■ Goal
Transcribe the listing that follows in full, omitting pictures.

■ Dataset excerpt

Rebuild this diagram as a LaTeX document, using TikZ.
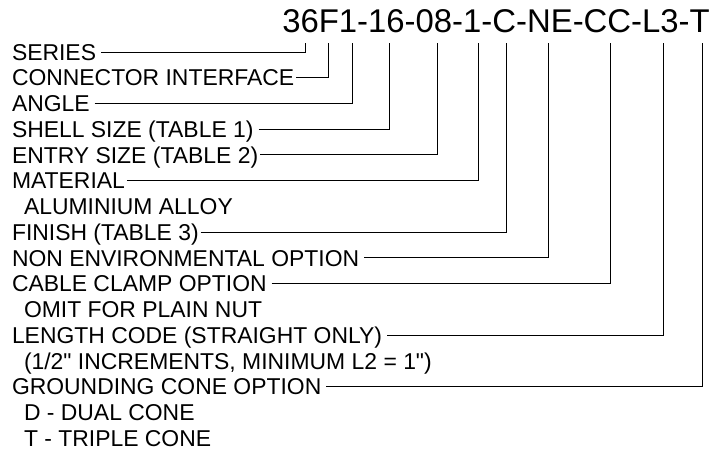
\documentclass[tikz,border=0pt]{standalone}
\usepackage{fontspec}
\newfontfamily\hv{Liberation Sans}
\tikzset{
  lbl/.style={anchor=west,inner sep=2bp,outer sep=0pt,text height=16.5bp,text depth=0pt,font=\hv\fontsize{23}{25}\selectfont},
  lead/.style={line width=0.8bp},
}
\begin{document}
\begin{tikzpicture}[x=1bp,y=-1bp]
  \useasboundingbox (0,0) rectangle (712,450);
  \node[anchor=base east,inner sep=0pt,font=\hv\fontsize{33}{33}\selectfont] (code) at (710,33) {36F1-16-08-1-C-NE-CC-L3-T};
  % tops of the leaders, under the code
  \coordinate (tSer) at (305,43);
  \coordinate (tCon) at (328,43);
  \coordinate (tAng) at (352,43);
  \coordinate (tShe) at (389,43);
  \coordinate (tEnt) at (437,43);
  \coordinate (tMat) at (478,43);
  \coordinate (tFin) at (506,43);
  \coordinate (tNon) at (548,43);
  \coordinate (tCab) at (610,43);
  \coordinate (tLen) at (663,43);
  \coordinate (tGro) at (702,43);
  % labels
  \node[lbl] (series) at (10,52) {SERIES};
  \node[lbl] (conn) at (10,77.7) {CONNECTOR INTERFACE};
  \node[lbl] (angle) at (10,103.5) {ANGLE};
  \node[lbl] (shell) at (10,129.2) {SHELL SIZE (TABLE 1)};
  \node[lbl] (entry) at (10,154.9) {ENTRY SIZE (TABLE 2)};
  \node[lbl] (mat) at (10,180.7) {MATERIAL};
  \node[lbl] (alu) at (22,206.4) {ALUMINIUM ALLOY};
  \node[lbl] (finish) at (10,232.1) {FINISH (TABLE 3)};
  \node[lbl] (nonenv) at (10,257.8) {NON ENVIRONMENTAL OPTION};
  \node[lbl] (clamp) at (10,283.6) {CABLE CLAMP OPTION};
  \node[lbl] (omit) at (22,309.3) {OMIT FOR PLAIN NUT};
  \node[lbl] (length) at (10,335) {LENGTH CODE (STRAIGHT ONLY)};
  \node[lbl] (incr) at (22,360.8) {(1/2" INCREMENTS, MINIMUM L2 = 1")};
  \node[lbl] (ground) at (10,386.5) {GROUNDING CONE OPTION};
  \node[lbl] (dual) at (22,412.2) {D - DUAL CONE};
  \node[lbl] (triple) at (22,438) {T - TRIPLE CONE};
  % leaders
  \draw[lead] ([xshift=3bp]series.east) -| (tSer);
  \draw[lead] (conn.east) -| (tCon);
  \draw[lead] ([xshift=3bp]angle.east) -| (tAng);
  \draw[lead] ([xshift=3bp]shell.east) -| (tShe);
  \draw[lead] (entry.east) -| (tEnt);
  \draw[lead] (mat.east) -| (tMat);
  \draw[lead] (finish.east) -| (tFin);
  \draw[lead] ([xshift=3bp]nonenv.east) -| (tNon);
  \draw[lead] ([xshift=3bp]clamp.east) -| (tCab);
  \draw[lead] ([xshift=3bp]length.east) -| (tLen);
  \draw[lead] ([xshift=3bp]ground.east) -| (tGro);
\end{tikzpicture}
\end{document}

■ Exercise response
Rebuild this diagram as a LaTeX document, using TikZ.
\documentclass[tikz,border=0pt]{standalone}
\usepackage{fontspec}
\newfontfamily\hv{Liberation Sans}
\tikzset{
  lbl/.style={anchor=west,inner sep=2bp,outer sep=0pt,text height=16.5bp,text depth=0pt,font=\hv\fontsize{23}{25}\selectfont},
  lead/.style={line width=0.8bp},
}
\begin{document}
\begin{tikzpicture}[x=1bp,y=-1bp]
  \useasboundingbox (0,0) rectangle (712,450);
  \node[anchor=base east,inner sep=0pt,font=\hv\fontsize{33}{33}\selectfont] (code) at (710,33) {36F1-16-08-1-C-NE-CC-L3-T};
  % tops of the leaders, under the code
  \coordinate (tSer) at (305,43);
  \coordinate (tCon) at (328,43);
  \coordinate (tAng) at (352,43);
  \coordinate (tShe) at (389,43);
  \coordinate (tEnt) at (437,43);
  \coordinate (tMat) at (478,43);
  \coordinate (tFin) at (506,43);
  \coordinate (tNon) at (548,43);
  \coordinate (tCab) at (610,43);
  \coordinate (tLen) at (663,43);
  \coordinate (tGro) at (702,43);
  % labels
  \node[lbl] (series) at (10,52) {SERIES};
  \node[lbl] (conn) at (10,77.7) {CONNECTOR INTERFACE};
  \node[lbl] (angle) at (10,103.5) {ANGLE};
  \node[lbl] (shell) at (10,129.2) {SHELL SIZE (TABLE 1)};
  \node[lbl] (entry) at (10,154.9) {ENTRY SIZE (TABLE 2)};
  \node[lbl] (mat) at (10,180.7) {MATERIAL};
  \node[lbl] (alu) at (22,206.4) {ALUMINIUM ALLOY};
  \node[lbl] (finish) at (10,232.1) {FINISH (TABLE 3)};
  \node[lbl] (nonenv) at (10,257.8) {NON ENVIRONMENTAL OPTION};
  \node[lbl] (clamp) at (10,283.6) {CABLE CLAMP OPTION};
  \node[lbl] (omit) at (22,309.3) {OMIT FOR PLAIN NUT};
  \node[lbl] (length) at (10,335) {LENGTH CODE (STRAIGHT ONLY)};
  \node[lbl] (incr) at (22,360.8) {(1/2" INCREMENTS, MINIMUM L2 = 1")};
  \node[lbl] (ground) at (10,386.5) {GROUNDING CONE OPTION};
  \node[lbl] (dual) at (22,412.2) {D - DUAL CONE};
  \node[lbl] (triple) at (22,438) {T - TRIPLE CONE};
  % leaders
  \draw[lead] ([xshift=3bp]series.east) -| (tSer);
  \draw[lead] (conn.east) -| (tCon);
  \draw[lead] ([xshift=3bp]angle.east) -| (tAng);
  \draw[lead] ([xshift=3bp]shell.east) -| (tShe);
  \draw[lead] (entry.east) -| (tEnt);
  \draw[lead] (mat.east) -| (tMat);
  \draw[lead] (finish.east) -| (tFin);
  \draw[lead] ([xshift=3bp]nonenv.east) -| (tNon);
  \draw[lead] ([xshift=3bp]clamp.east) -| (tCab);
  \draw[lead] ([xshift=3bp]length.east) -| (tLen);
  \draw[lead] ([xshift=3bp]ground.east) -| (tGro);
\end{tikzpicture}
\end{document}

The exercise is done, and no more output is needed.